• _DATA SHOWN_
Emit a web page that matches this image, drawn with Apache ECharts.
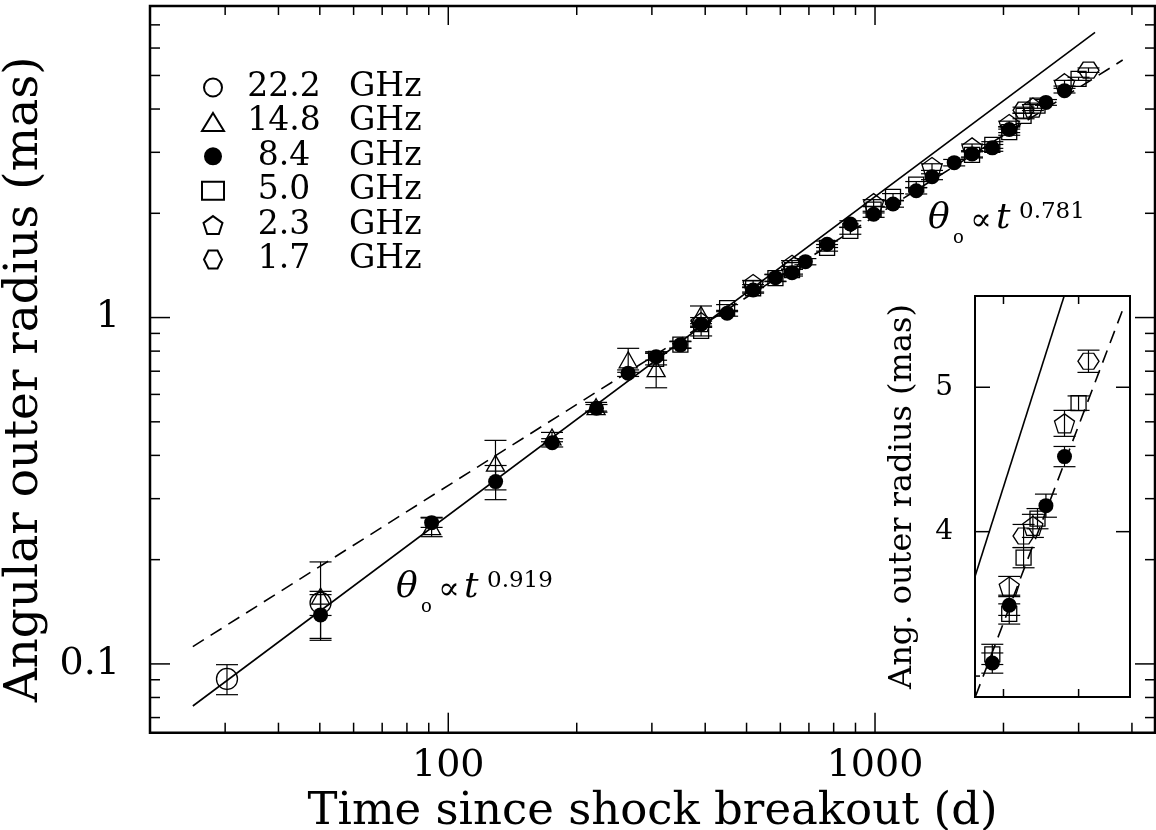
<!DOCTYPE html>
<html lang="en">
<head>
<meta charset="utf-8">
<title>SN 1993J angular expansion</title>
<script src="https://cdn.jsdelivr.net/npm/echarts@6.0.0/dist/echarts.min.js"></script>
<style>
  html, body { margin: 0; padding: 0; background: #ffffff; }
  #chart { width: 1156px; height: 830px; }
</style>
</head>
<body>
<div id="chart"></div>
<script>
// Angular outer radius by epoch, one list per observing band:
// [days since shock breakout, radius (mas), 1-sigma error (mas)]
const band222 = [
  [30.3, 0.0905, 0.009], [50.2, 0.150, 0.012]
];
const band148 = [
  [50.2, 0.157, 0.040], [91.4, 0.249, 0.016], [129, 0.380, 0.062], [175, 0.452, 0.014],
  [222, 0.553, 0.016], [264, 0.755, 0.060], [307, 0.712, 0.085], [391, 1.02, 0.06]
];
const band84 = [
  [50.2, 0.1385, 0.020], [91.4, 0.2558, 0.008], [129.1, 0.336, 0.038], [175.2, 0.435, 0.012],
  [222.5, 0.547, 0.014], [263.9, 0.691, 0.015], [306.9, 0.771, 0.018], [349.9, 0.834, 0.018],
  [391.3, 0.957, 0.020], [450.2, 1.029, 0.020], [518, 1.201, 0.025], [584.3, 1.304, 0.030],
  [639, 1.348, 0.030], [686.8, 1.450, 0.030], [772.1, 1.628, 0.035], [875.3, 1.863, 0.040],
  [992.5, 1.987, 0.040], [1102, 2.128, 0.045], [1249, 2.324, 0.050], [1360, 2.551, 0.050],
  [1533, 2.801, 0.060], [1688, 2.968, 0.060], [1883, 3.09, 0.070], [2063, 3.49, 0.070],
  [2515, 4.18, 0.080], [2780, 4.52, 0.070]
];
const band50 = [
  [306.9, 0.760, 0.030], [349.9, 0.835, 0.020], [391.3, 0.915, 0.030], [450.2, 1.065, 0.025],
  [518, 1.215, 0.030], [584.3, 1.300, 0.030], [639, 1.370, 0.035], [772.1, 1.590, 0.035],
  [875.3, 1.780, 0.040], [992.5, 2.050, 0.045], [1102, 2.230, 0.050], [1249, 2.420, 0.050],
  [1688, 2.950, 0.060], [1883, 3.15, 0.070], [2063, 3.43, 0.070], [2229, 3.82, 0.070],
  [2403, 4.09, 0.070], [2999, 4.89, 0.050]
];
const band23 = [
  [391.3, 0.970, 0.030], [518, 1.250, 0.030], [639, 1.420, 0.040], [992.5, 2.140, 0.050],
  [1360, 2.720, 0.060], [1688, 3.100, 0.070], [2063, 3.62, 0.070], [2344, 4.04, 0.080],
  [2780, 4.75, 0.090]
];
const band17 = [
  [2229, 3.97, 0.080], [3164, 5.18, 0.077]
];

// Power-law fits, each drawn as the straight segment between its end points [day, mas]
const fitSteep = [[25.2, 0.0756], [3278, 6.66]];     // theta_o ~ t^0.919
const fitShallow = [[25.2, 0.1122], [3805, 5.54]];   // theta_o ~ t^0.781
// The same two fits across the late-time window
const insetFitSteep = [[1715, 3.69], [2775, 5.632]];
const insetFitShallow = [[1720, 2.86], [3810, 5.54]];
const fitExponents = ['0.919', '0.781'];

// Axis ranges, ticks and labelled values
const X_RANGE = [20, 4530];
const Y_RANGE = [0.0633, 7.935];
const INSET_X_RANGE = [1715, 3959];
const INSET_Y_RANGE = [2.855, 5.632];
const xMajorTicks = [100, 1000];
const xMinorTicks = [30, 40, 50, 60, 70, 80, 90, 200, 300, 400, 500, 600, 700, 800, 900, 2000, 3000, 4000];
const yMajorTicks = [0.1, 1];
const yMinorTicks = [0.07, 0.08, 0.09, 0.2, 0.3, 0.4, 0.5, 0.6, 0.7, 0.8, 0.9, 2, 3, 4, 5, 6, 7];
const insetXTicks = [2000, 3000];
const insetYTicks = [4, 5];
const insetYMinorTicks = [3];
const xLabels = [100, 1000];
const yLabels = [0.1, 1];
const insetYLabels = [4, 5];

const FONT = 'DejaVu Serif';
const INK = '#000000';
const PENTAGON = 'path://M50,0 L97.55,34.55 L79.39,90.45 L20.61,90.45 L2.45,34.55 Z';
const HEXAGON = 'path://M0,50 L25,0 L75,0 L100,50 L75,100 L25,100 Z';

const bands = [
  { name: '22.2 GHz', data: band222, symbol: 'circle', size: 21, filled: false },
  { name: '14.8 GHz', data: band148, symbol: 'triangle', size: [18, 16], filled: false },
  { name: '8.4 GHz', data: band84, symbol: 'circle', size: 15, filled: true },
  { name: '5.0 GHz', data: band50, symbol: 'rect', size: 15, filled: false },
  { name: '2.3 GHz', data: band23, symbol: PENTAGON, size: 20, filled: false },
  { name: '1.7 GHz', data: band17, symbol: HEXAGON, size: [21, 16], filled: false }
];

function labelFormatter(values) {
  return function (v) {
    for (const L of values) {
      if (Math.abs(v - L) <= Math.abs(L) * 1e-6) return String(L);
    }
    return '';
  };
}

// Error bar: vertical stroke with a horizontal cap at each end
function renderErrorBar(params, api) {
  const t = api.value(0), v = api.value(1), e = api.value(2);
  const hi = api.coord([t, v + e]);
  const lo = api.coord([t, v - e]);
  const w = 11;
  const style = { stroke: INK, lineWidth: 1.2 };
  return {
    type: 'group',
    children: [
      { type: 'line', shape: { x1: hi[0], y1: hi[1], x2: lo[0], y2: lo[1] }, style },
      { type: 'line', shape: { x1: hi[0] - w, y1: hi[1], x2: hi[0] + w, y2: hi[1] }, style },
      { type: 'line', shape: { x1: lo[0] - w, y1: lo[1], x2: lo[0] + w, y2: lo[1] }, style }
    ]
  };
}

// Tick marks placed through the axis scales; lengths are given per frame side
function tickRenderer(xRef, yRef, xSets, ySets) {
  return function (params, api) {
    const cs = params.coordSys;
    const left = cs.x, right = cs.x + cs.width, top = cs.y, bottom = cs.y + cs.height;
    const style = { stroke: INK, lineWidth: 1.5 };
    const children = [];
    xSets.forEach(function (set) {
      set.values.forEach(function (v) {
        const px = api.coord([v, yRef])[0];
        if (set.bottom) children.push({ type: 'line', shape: { x1: px, y1: bottom, x2: px, y2: bottom - set.bottom }, style });
        if (set.top) children.push({ type: 'line', shape: { x1: px, y1: top, x2: px, y2: top + set.top }, style });
      });
    });
    ySets.forEach(function (set) {
      set.values.forEach(function (v) {
        const py = api.coord([xRef, v])[1];
        if (set.left) children.push({ type: 'line', shape: { x1: left, y1: py, x2: left + set.left, y2: py }, style });
        if (set.right) children.push({ type: 'line', shape: { x1: right, y1: py, x2: right - set.right, y2: py }, style });
      });
    });
    return { type: 'group', children };
  };
}

function inInset(d) {
  return d[0] >= INSET_X_RANGE[0] && d[0] <= INSET_X_RANGE[1];
}

const series = [];

// Power-law fit lines
function fitLine(data, dashed, xi) {
  return {
    type: 'line', data: data, xAxisIndex: xi, yAxisIndex: xi,
    showSymbol: false, symbol: 'none', silent: true, z: 2, clip: true,
    lineStyle: { color: INK, width: 1.6, opacity: 1, type: dashed ? [13, 8] : 'solid' }
  };
}
series.push(fitLine(fitSteep, false, 0));
series.push(fitLine(fitShallow, true, 0));
series.push(fitLine(insetFitSteep, false, 1));
series.push(fitLine(insetFitShallow, true, 1));

bands.forEach(function (b) {
  const itemStyle = b.filled
    ? { color: INK, borderColor: INK, borderWidth: 0, opacity: 1 }
    : { color: 'rgba(0,0,0,0)', borderColor: INK, borderWidth: 1.3, opacity: 1 };
  [0, 1].forEach(function (gi) {
    const rows = gi === 0 ? b.data : b.data.filter(inInset);
    series.push({
      type: 'custom', name: b.name + ' error', xAxisIndex: gi, yAxisIndex: gi,
      data: rows, encode: { x: 0, y: 1 }, renderItem: renderErrorBar,
      silent: true, z: 3, clip: gi === 1
    });
    series.push({
      type: 'scatter', name: b.name, xAxisIndex: gi, yAxisIndex: gi,
      data: rows.map(function (d) { return [d[0], d[1]]; }),
      symbol: b.symbol, symbolSize: b.size, symbolKeepAspect: true,
      itemStyle: itemStyle, silent: true, z: 4, clip: gi === 1
    });
  });
});

// Frame tick marks
series.push({
  type: 'custom', xAxisIndex: 0, yAxisIndex: 0, silent: true, z: 5,
  data: [[X_RANGE[0], Y_RANGE[0]]], encode: { x: 0, y: 1 },
  renderItem: tickRenderer(X_RANGE[0], Y_RANGE[0],
    [{ values: xMajorTicks, bottom: 20, top: 19 }, { values: xMinorTicks, bottom: 10, top: 9 }],
    [{ values: yMajorTicks, left: 20, right: 20 }, { values: yMinorTicks, left: 10, right: 10 }])
});
series.push({
  type: 'custom', xAxisIndex: 1, yAxisIndex: 1, silent: true, z: 5,
  data: [[INSET_X_RANGE[0], INSET_Y_RANGE[0]]], encode: { x: 0, y: 1 },
  renderItem: tickRenderer(INSET_X_RANGE[0], INSET_Y_RANGE[0],
    [{ values: insetXTicks, bottom: 8, top: 8 }],
    [{ values: insetYTicks, left: 15, right: 14 }, { values: insetYMinorTicks, left: 5, right: 0 }])
});

// Fit annotation: theta_o proportional to t^k
function fitAnnotation(x, y, exponent) {
  const base = { fill: INK, fontFamily: FONT, verticalAlign: 'middle', align: 'left' };
  return [
    { type: 'text', x: x, y: y, silent: true, style: Object.assign({ text: 'θ', fontSize: 36, fontStyle: 'italic' }, base) },
    { type: 'text', x: x + 25, y: y + 19, silent: true, style: Object.assign({ text: 'o', fontSize: 18 }, base) },
    { type: 'text', x: x + 42, y: y + 3, silent: true, style: Object.assign({ text: '∝', fontSize: 32 }, base) },
    { type: 'text', x: x + 68, y: y, silent: true, style: Object.assign({ text: 't', fontSize: 36, fontStyle: 'italic' }, base) },
    { type: 'text', x: x + 91, y: y - 7, silent: true, style: Object.assign({ text: exponent, fontSize: 23 }, base) }
  ];
}

const option = {
  animation: false,
  backgroundColor: '#ffffff',
  grid: [
    { left: 150, top: 6, width: 1005, height: 726.7, containLabel: false, outerBoundsMode: 'none',
      show: true, borderColor: INK, borderWidth: 2.5, backgroundColor: 'rgba(0,0,0,0)' },
    { left: 975, top: 296, width: 155, height: 401, containLabel: false, outerBoundsMode: 'none',
      show: true, borderColor: INK, borderWidth: 2, backgroundColor: '#ffffff', z: 1 }
  ],
  xAxis: [
    {
      type: 'log', logBase: 10, gridIndex: 0, min: X_RANGE[0], max: X_RANGE[1],
      axisLine: { show: false }, axisTick: { show: false }, splitLine: { show: false },
      axisLabel: { formatter: labelFormatter(xLabels), showMinLabel: false, showMaxLabel: false,
        fontFamily: FONT, fontSize: 38, color: INK, margin: 14 },
      name: 'Time since shock breakout (d)', nameLocation: 'middle', nameGap: 46,
      nameTextStyle: { fontFamily: FONT, fontSize: 45, color: INK }
    },
    {
      type: 'log', logBase: 10, gridIndex: 1, min: INSET_X_RANGE[0], max: INSET_X_RANGE[1],
      axisLine: { show: false }, axisTick: { show: false }, splitLine: { show: false },
      axisLabel: { show: false }
    }
  ],
  yAxis: [
    {
      type: 'log', logBase: 10, gridIndex: 0, min: Y_RANGE[0], max: Y_RANGE[1],
      axisLine: { show: false }, axisTick: { show: false }, splitLine: { show: false },
      axisLabel: { formatter: labelFormatter(yLabels), showMinLabel: false, showMaxLabel: false,
        fontFamily: FONT, fontSize: 38, color: INK, margin: 30 },
      name: 'Angular outer radius (mas)', nameLocation: 'middle', nameGap: 93, nameRotate: 90,
      nameTextStyle: { fontFamily: FONT, fontSize: 47, color: INK, padding: [0, 20, 0, 0] }
    },
    {
      type: 'value', gridIndex: 1, min: INSET_Y_RANGE[0], max: INSET_Y_RANGE[1],
      axisLine: { show: false }, axisTick: { show: false }, splitLine: { show: false },
      axisLabel: { formatter: labelFormatter(insetYLabels), showMinLabel: false, showMaxLabel: false,
        fontFamily: FONT, fontSize: 28, color: INK, margin: 22 },
      name: 'Ang. outer radius (mas)', nameLocation: 'middle', nameGap: 56, nameRotate: 90,
      nameTextStyle: { fontFamily: FONT, fontSize: 32, color: INK }
    }
  ],
  legend: {
    orient: 'vertical', left: 201, top: 71, padding: 0, itemGap: 1.4,
    itemWidth: 22, itemHeight: 18, selectedMode: false,
    data: bands.map(function (b) { return { name: b.name, icon: b.symbol }; }),
    formatter: function (name) {
      const parts = name.split(' ');
      return '{n|' + parts[0] + '}{u|' + parts[1] + '}';
    },
    textStyle: {
      fontFamily: FONT, fontSize: 33, color: INK, lineHeight: 30,
      rich: {
        n: { fontFamily: FONT, fontSize: 33, color: INK, width: 110, align: 'right', lineHeight: 30 },
        u: { fontFamily: FONT, fontSize: 33, color: INK, padding: [0, 0, 0, 10], lineHeight: 30 }
      }
    }
  },
  graphic: fitAnnotation(396, 588, fitExponents[0]).concat(fitAnnotation(928, 219, fitExponents[1])),
  series: series
};

const chart = echarts.init(document.getElementById('chart'), null, { renderer: 'canvas' });
chart.setOption(option);
</script>
</body>
</html>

• _EXERCISE DETAILS_
Show, from the material above, each line that includes the string "with".

• _FULL ANSWER_
Emit a web page that matches this image, drawn with Apache ECharts.
// Error bar: vertical stroke with a horizontal cap at each end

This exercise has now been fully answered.